_Provided data:_
— Begin —

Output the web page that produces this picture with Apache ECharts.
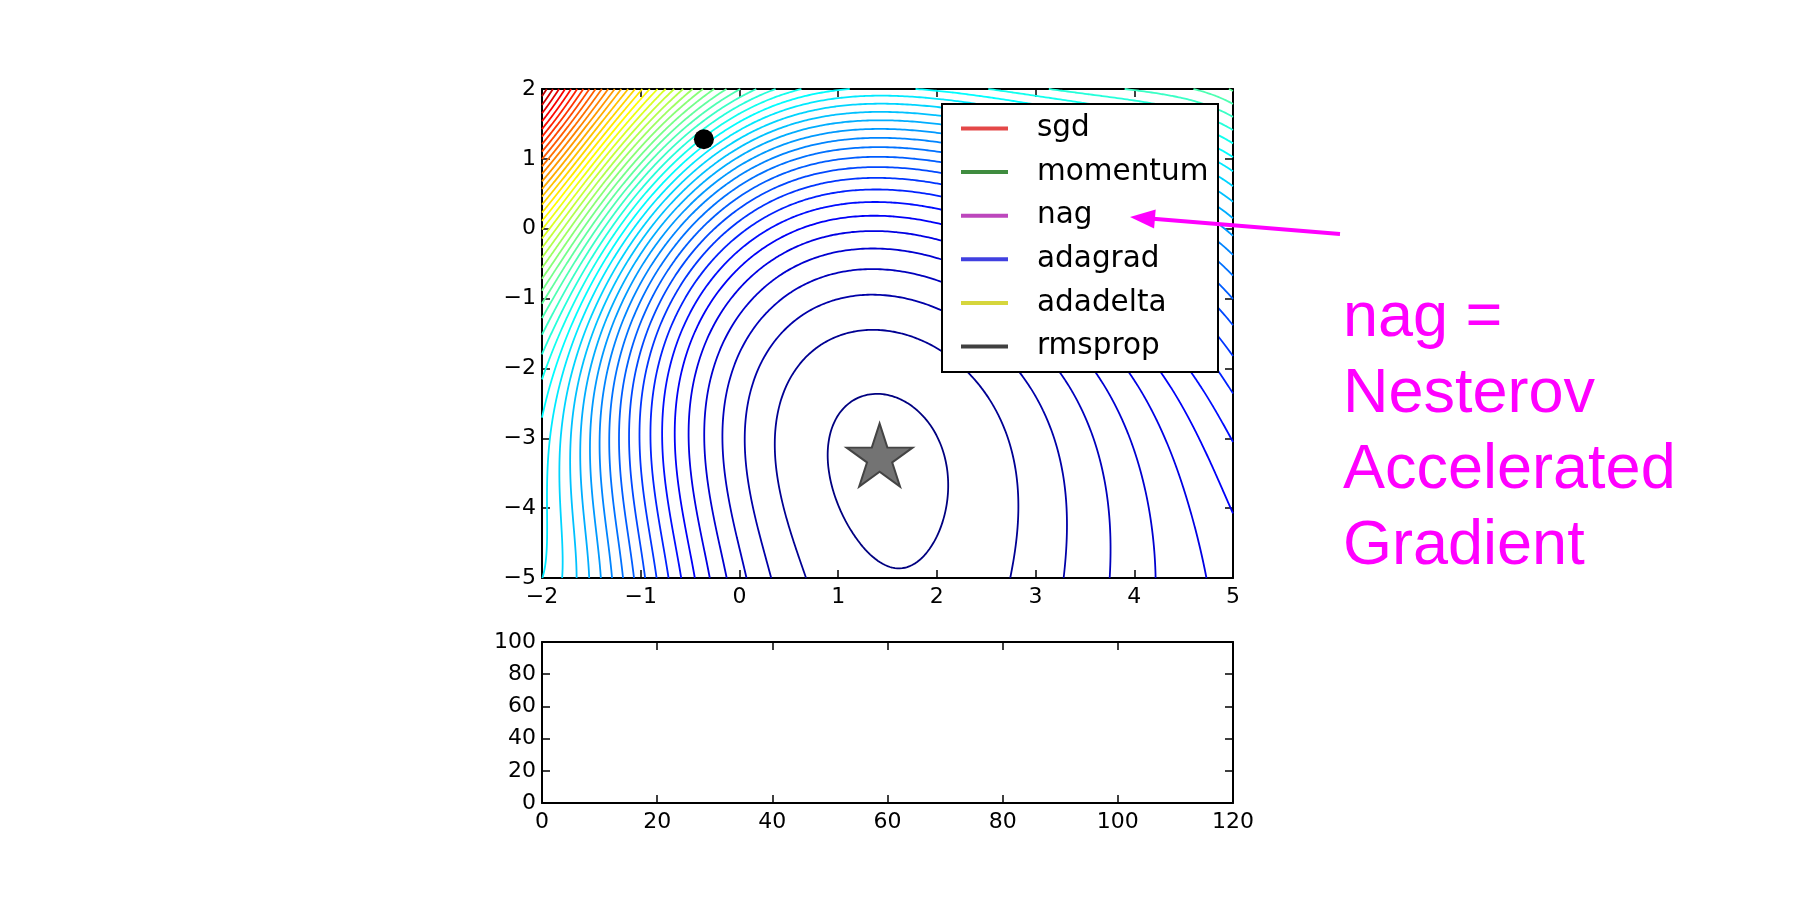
<!DOCTYPE html>
<html><head><meta charset="utf-8">
<script src="https://cdn.jsdelivr.net/npm/echarts@6/dist/echarts.min.js"></script>
<style>html,body{margin:0;padding:0;background:#fff;}#c{width:1820px;height:909px;}</style>
</head><body><div id="c"></div>
<script>
// ---------------- data ----------------
const xTicks = [-2, -1, 0, 1, 2, 3, 4, 5];
const yTicks = [-5, -4, -3, -2, -1, 0, 1, 2];
const lossXTicks = [0, 20, 40, 60, 80, 100, 120];
const lossYTicks = [0, 20, 40, 60, 80, 100];
const seriesNames = ['sgd', 'momentum', 'nag', 'adagrad', 'adadelta', 'rmsprop'];
const seriesColors = ['#e44848', '#3f8c3f', '#bd47bd', '#4040e0', '#d6d63c', '#404040'];
const startPoint = [-0.36, 1.28];
const minimumPoint = [1.42, -3.24];
const contourLevels = [1,2,3,4,5,6,7,8,9,10,11,12,13,14,15,16,17,18,19,20,21,22,23,24,25,
  26,27,28,29,30,31,32,33,34,35,36,37,38,39,40,41,42,43,44,45,46,47,48,49,50];
const annotationLines = ['nag =', 'Nesterov', 'Accelerated', 'Gradient'];

// contour crossings (x, y -> level index)
const minimumLevel = 0.5;
const ellipseLevel1 = [[0.79,-3.2],[0.92,-4.17],[1.15,-4.6],[1.55,-4.71],[2.0,-4.22],[2.07,-3.75],[1.76,-2.45],[1.3,-2.1],[0.88,-2.6]];
const rowBottomY = -5;
const rowBottomLeftX = [0.75,0.39,0.13,-0.09,-0.28,-0.47,-0.61,-0.74,-0.88,-0.99,-1.11,-1.22,-1.34,-1.44,-1.55,-1.67,-1.77,-1.87,-1.97]; // levels 2..20
const rowBottomRightX = [2.72,3.31,3.80,4.25,4.67]; // levels 2..6
const rowLowY = -4.1;
const rowLowLeftX = [0.58,0.27,0.03,-0.19,-0.37,-0.54,-0.68,-0.80,-0.93,-1.04,-1.16,-1.28,-1.39,-1.49,-1.60,-1.72,-1.82,-1.92]; // levels 2..19
const rowLowRightX = [2.73,3.28,3.74,4.18,4.59]; // levels 2..6
const rowMidY = -3.17;
const rowMidLeftX = [0.41,0.14,-0.08,-0.28,-0.45,-0.60,-0.74,-0.86,-0.98,-1.09,-1.21,-1.33,-1.43,-1.54,-1.65,-1.77,-1.87,-1.97]; // levels 2..19
const rowMidRightX = [2.74,3.25,3.68,4.11,4.51]; // levels 2..6
const rowUpperY = -2.17;
const rowUpperRightX = [2.24,2.71,3.11,3.52,3.96]; // levels 2..6
const columnX = 1.15;
const columnY = [-1.34,-0.85,-0.54,-0.30,-0.10]; // levels 2..6
const rightEdgeX = 5;
const rightEdgeY = [-4.41,-3.19,-2.45,-1.9,-1.4,-0.95,-0.63,-0.35,-0.09,0.15,0.39,0.62,0.84,1.04,1.23,1.41,1.58,1.75,1.91]; // levels 7..25
const topEdgeY = 2;
const topEdgeX = [-2,-1.8,-1.5,-1,-0.5,0,0.5,1.15,2.5,3.5,4.5];
const topEdgeLevel = [50,47,42,34,27,23.5,21.5,21,21,22,23.5];
const leftEdgeX = -2;
const leftEdgeY = [-2,-1,0,1];
const leftEdgeLevel = [22,26,32,40];
const startLevel = 22;

// ---------------- smooth surface fitted through the observations ----------------
const obs = [];
obs.push([minimumPoint[0], minimumPoint[1], minimumLevel, 6]);
ellipseLevel1.forEach(p => obs.push([p[0], p[1], 1, 6]));
rowBottomLeftX.forEach((x, i) => obs.push([x, rowBottomY, i + 2, 1]));
rowBottomRightX.forEach((x, i) => obs.push([x, rowBottomY, i + 2, 2]));
rowLowLeftX.forEach((x, i) => obs.push([x, rowLowY, i + 2, 1]));
rowLowRightX.forEach((x, i) => obs.push([x, rowLowY, i + 2, 2]));
rowMidLeftX.forEach((x, i) => obs.push([x, rowMidY, i + 2, 1]));
rowMidRightX.forEach((x, i) => obs.push([x, rowMidY, i + 2, 2]));
rowUpperRightX.forEach((x, i) => obs.push([x, rowUpperY, i + 2, 2]));
columnY.forEach((y, i) => obs.push([columnX, y, i + 2, 2]));
rightEdgeY.forEach((y, i) => obs.push([rightEdgeX, y, i + 7, 1]));
topEdgeX.forEach((x, i) => obs.push([x, topEdgeY, topEdgeLevel[i], 1]));
leftEdgeY.forEach((y, i) => obs.push([leftEdgeX, y, leftEdgeLevel[i], 1]));
obs.push([startPoint[0], startPoint[1], startLevel, 1]);

const OFFSET = 1.5;            // surface is fitted as sqrt(level + OFFSET)
const DEG = 5;
const powers = [];
for (let a = 0; a <= DEG; a++) for (let b = 0; b <= DEG - a; b++) powers.push([a, b]);
function basis(x, y) {
  const u = (x - 1.5) / 3.5, v = (y + 1.5) / 3.5;
  return powers.map(p => Math.pow(u, p[0]) * Math.pow(v, p[1]));
}
function solve(M, rhs) {
  const n = rhs.length;
  for (let c = 0; c < n; c++) {
    let p = c;
    for (let r = c + 1; r < n; r++) if (Math.abs(M[r][c]) > Math.abs(M[p][c])) p = r;
    [M[c], M[p]] = [M[p], M[c]]; [rhs[c], rhs[p]] = [rhs[p], rhs[c]];
    for (let r = c + 1; r < n; r++) {
      const f = M[r][c] / M[c][c];
      for (let k = c; k < n; k++) M[r][k] -= f * M[c][k];
      rhs[r] -= f * rhs[c];
    }
  }
  const s = new Array(n).fill(0);
  for (let r = n - 1; r >= 0; r--) {
    let acc = rhs[r];
    for (let k = r + 1; k < n; k++) acc -= M[r][k] * s[k];
    s[r] = acc / M[r][r];
  }
  return s;
}
const nB = powers.length;
const MtM = Array.from({length: nB}, () => new Array(nB).fill(0));
const Mtf = new Array(nB).fill(0);
obs.forEach(o => {
  const g = Math.sqrt(o[2] + OFFSET);
  const b = basis(o[0], o[1]), w = o[3] * 2 * g;
  for (let i = 0; i < nB; i++) { Mtf[i] += w * b[i] * g; for (let j = 0; j < nB; j++) MtM[i][j] += w * b[i] * b[j]; }
});
powers.forEach((p, i) => { const d = p[0] + p[1]; MtM[i][i] += 1e-3 * d * d; });
const coef = solve(MtM, Mtf);
function surf(x, y) { const b = basis(x, y); let s = 0; for (let i = 0; i < nB; i++) s += coef[i] * b[i]; return s * s - OFFSET; }

// ---------------- marching squares ----------------
const NX = 281, NY = 281, X0 = -2, X1 = 5, Y0 = -5, Y1 = 2;
const gx = [], gy = [];
for (let i = 0; i < NX; i++) gx.push(X0 + (X1 - X0) * i / (NX - 1));
for (let j = 0; j < NY; j++) gy.push(Y0 + (Y1 - Y0) * j / (NY - 1));
const Z = gy.map(y => gx.map(x => surf(x, y)));

function contour(L) {
  const pts = new Map(), adj = new Map();
  function ptH(i, j) { const k = 'h' + i + '_' + j; if (!pts.has(k)) { const a = Z[j][i], b = Z[j][i + 1], t = (L - a) / (b - a); pts.set(k, [gx[i] + t * (gx[i + 1] - gx[i]), gy[j]]); } return k; }
  function ptV(i, j) { const k = 'v' + i + '_' + j; if (!pts.has(k)) { const a = Z[j][i], b = Z[j + 1][i], t = (L - a) / (b - a); pts.set(k, [gx[i], gy[j] + t * (gy[j + 1] - gy[j])]); } return k; }
  function link(a, b) { if (!adj.has(a)) adj.set(a, []); if (!adj.has(b)) adj.set(b, []); adj.get(a).push(b); adj.get(b).push(a); }
  for (let j = 0; j < NY - 1; j++) for (let i = 0; i < NX - 1; i++) {
    const c0 = Z[j][i] > L, c1 = Z[j][i + 1] > L, c2 = Z[j + 1][i + 1] > L, c3 = Z[j + 1][i] > L;
    const idx = (c0 ? 1 : 0) | (c1 ? 2 : 0) | (c2 ? 4 : 0) | (c3 ? 8 : 0);
    if (idx === 0 || idx === 15) continue;
    const B = () => ptH(i, j), T = () => ptH(i, j + 1), Lf = () => ptV(i, j), R = () => ptV(i + 1, j);
    const center = (Z[j][i] + Z[j][i + 1] + Z[j + 1][i + 1] + Z[j + 1][i]) / 4 > L;
    switch (idx) {
      case 1: case 14: link(B(), Lf()); break;
      case 2: case 13: link(B(), R()); break;
      case 3: case 12: link(Lf(), R()); break;
      case 4: case 11: link(R(), T()); break;
      case 6: case 9: link(B(), T()); break;
      case 7: case 8: link(Lf(), T()); break;
      case 5: if (center) { link(B(), R()); link(T(), Lf()); } else { link(B(), Lf()); link(R(), T()); } break;
      case 10: if (center) { link(B(), Lf()); link(R(), T()); } else { link(B(), R()); link(T(), Lf()); } break;
    }
  }
  const seen = new Set(), lines = [];
  function walk(start) {
    const line = [pts.get(start)]; seen.add(start);
    let prev = null, cur = start;
    while (true) {
      const nb = adj.get(cur).filter(k => k !== prev && !seen.has(k));
      if (!nb.length) {
        if (adj.get(cur).includes(start) && cur !== start && line.length > 2) line.push(pts.get(start));
        break;
      }
      prev = cur; cur = nb[0]; seen.add(cur); line.push(pts.get(cur));
    }
    return line;
  }
  adj.forEach((v, k) => { if (v.length === 1 && !seen.has(k)) lines.push(walk(k)); });
  adj.forEach((v, k) => { if (!seen.has(k)) lines.push(walk(k)); });
  return lines;
}
function jet(t) {
  t = Math.max(0, Math.min(1, t));
  const cl = v => Math.round(255 * Math.max(0, Math.min(1, v)));
  return 'rgb(' + cl(1.5 - Math.abs(4 * t - 3)) + ',' + cl(1.5 - Math.abs(4 * t - 2)) + ',' + cl(1.5 - Math.abs(4 * t - 1)) + ')';
}
const lvlMin = contourLevels[0], lvlMax = contourLevels[contourLevels.length - 1];
const contourData = [];
contourLevels.forEach(L => {
  const col = jet((L - lvlMin) / (lvlMax - lvlMin + 2));
  contour(L).forEach(line => { if (line.length > 1) contourData.push({coords: line, lineStyle: {color: col}}); });
});

// ---------------- chart ----------------
const FONT = 'DejaVu Sans';
const minus = v => String(v).replace('-', '\u2212');
function axisCommon(extra) {
  return Object.assign({
    type: 'value',
    axisLine: {show: true, onZero: false, lineStyle: {color: '#000', width: 2}},
    axisTick: {show: true, inside: true, length: 8, lineStyle: {color: '#000', width: 1.5}},
    splitLine: {show: false},
    axisLabel: {show: true, color: '#000', fontFamily: FONT, fontSize: 22, formatter: minus}
  }, extra);
}
const noLabel = {show: false};
const chart = echarts.init(document.getElementById('c'), null, {renderer: 'canvas'});
const option = {
  animation: false,
  backgroundColor: '#fff',
  grid: [
    {left: 542, top: 89, width: 691, height: 489},
    {left: 542, top: 642, width: 691, height: 161}
  ],
  xAxis: [
    axisCommon({gridIndex: 0, min: xTicks[0], max: xTicks[xTicks.length - 1], interval: 1, position: 'bottom', axisLabel: {color: '#000', fontFamily: FONT, fontSize: 22, margin: 8, formatter: minus}}),
    axisCommon({gridIndex: 0, min: xTicks[0], max: xTicks[xTicks.length - 1], interval: 1, position: 'top', axisLabel: noLabel}),
    axisCommon({gridIndex: 1, min: lossXTicks[0], max: lossXTicks[lossXTicks.length - 1], interval: 20, position: 'bottom', axisLabel: {color: '#000', fontFamily: FONT, fontSize: 22, margin: 8}}),
    axisCommon({gridIndex: 1, min: lossXTicks[0], max: lossXTicks[lossXTicks.length - 1], interval: 20, position: 'top', axisLabel: noLabel})
  ],
  yAxis: [
    axisCommon({gridIndex: 0, min: yTicks[0], max: yTicks[yTicks.length - 1], interval: 1, position: 'left', axisLabel: {color: '#000', fontFamily: FONT, fontSize: 22, margin: 6, formatter: minus}}),
    axisCommon({gridIndex: 0, min: yTicks[0], max: yTicks[yTicks.length - 1], interval: 1, position: 'right', axisLabel: noLabel}),
    axisCommon({gridIndex: 1, min: lossYTicks[0], max: lossYTicks[lossYTicks.length - 1], interval: 20, position: 'left', axisLabel: {color: '#000', fontFamily: FONT, fontSize: 22, margin: 6}}),
    axisCommon({gridIndex: 1, min: lossYTicks[0], max: lossYTicks[lossYTicks.length - 1], interval: 20, position: 'right', axisLabel: noLabel})
  ],
  legend: {
    data: seriesNames, orient: 'vertical', left: 961, top: 113.5, padding: 0, itemGap: 13.6,
    icon: 'rect', itemWidth: 47, itemHeight: 4, z: 100, selectedMode: false,
    textStyle: {fontFamily: FONT, fontSize: 29.5, color: '#000', padding: [0, 0, 0, 24]}
  },
  graphic: [
    {type: 'rect', z: 90, shape: {x: 942, y: 104, width: 276, height: 268}, style: {fill: '#fff', stroke: '#000', lineWidth: 2}},
    {type: 'line', z: 95, shape: {x1: 1340, y1: 234, x2: 1150, y2: 218.6}, style: {stroke: '#ff00ff', lineWidth: 4}},
    {type: 'polygon', z: 95, shape: {points: [[1130, 217], [1155.7, 209.5], [1154.1, 228.5]]}, style: {fill: '#ff00ff'}},
    {type: 'text', z: 95, left: 1343, top: 281, style: {text: annotationLines.join('\n'), fill: '#ff00ff', font: '63px "Liberation Sans", Arial, sans-serif', lineHeight: 76}}
  ],
  series: [
    {type: 'lines', coordinateSystem: 'cartesian2d', xAxisIndex: 0, yAxisIndex: 0, polyline: true, silent: true, z: 2,
      lineStyle: {width: 1.8, opacity: 1}, data: contourData},
    {type: 'scatter', xAxisIndex: 0, yAxisIndex: 0, z: 10, silent: true, symbol: 'circle', symbolSize: 20,
      itemStyle: {color: '#000', opacity: 1}, data: [startPoint]},
    {type: 'scatter', xAxisIndex: 0, yAxisIndex: 0, z: 10, silent: true,
      symbol: 'path://M0,-1L0.2245,-0.309L0.951,-0.309L0.363,0.118L0.588,0.809L0,0.382L-0.588,0.809L-0.363,0.118L-0.951,-0.309L-0.2245,-0.309Z',
      symbolSize: [66, 63], itemStyle: {color: '#737373', borderColor: '#444', borderWidth: 2, opacity: 1}, data: [minimumPoint]},
    {type: 'scatter', xAxisIndex: 2, yAxisIndex: 2, data: []}
  ].concat(seriesNames.map((n, i) => ({
    type: 'line', name: n, xAxisIndex: 2, yAxisIndex: 2, data: [], color: seriesColors[i],
    itemStyle: {color: seriesColors[i]}, lineStyle: {color: seriesColors[i], width: 4}
  })))
};
chart.setOption(option);
</script></body></html>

— End —

_Description of the task:_
Look at the listing and set down only the lines from its start through the line with "const annotationLines = ['nag", word for word and without pictures.

_Solution:_
Output the web page that produces this picture with Apache ECharts.
<!DOCTYPE html>
<html><head><meta charset="utf-8">
<script src="https://cdn.jsdelivr.net/npm/echarts@6/dist/echarts.min.js"></script>
<style>html,body{margin:0;padding:0;background:#fff;}#c{width:1820px;height:909px;}</style>
</head><body><div id="c"></div>
<script>
// ---------------- data ----------------
const xTicks = [-2, -1, 0, 1, 2, 3, 4, 5];
const yTicks = [-5, -4, -3, -2, -1, 0, 1, 2];
const lossXTicks = [0, 20, 40, 60, 80, 100, 120];
const lossYTicks = [0, 20, 40, 60, 80, 100];
const seriesNames = ['sgd', 'momentum', 'nag', 'adagrad', 'adadelta', 'rmsprop'];
const seriesColors = ['#e44848', '#3f8c3f', '#bd47bd', '#4040e0', '#d6d63c', '#404040'];
const startPoint = [-0.36, 1.28];
const minimumPoint = [1.42, -3.24];
const contourLevels = [1,2,3,4,5,6,7,8,9,10,11,12,13,14,15,16,17,18,19,20,21,22,23,24,25,
  26,27,28,29,30,31,32,33,34,35,36,37,38,39,40,41,42,43,44,45,46,47,48,49,50];
const annotationLines = ['nag =', 'Nesterov', 'Accelerated', 'Gradient'];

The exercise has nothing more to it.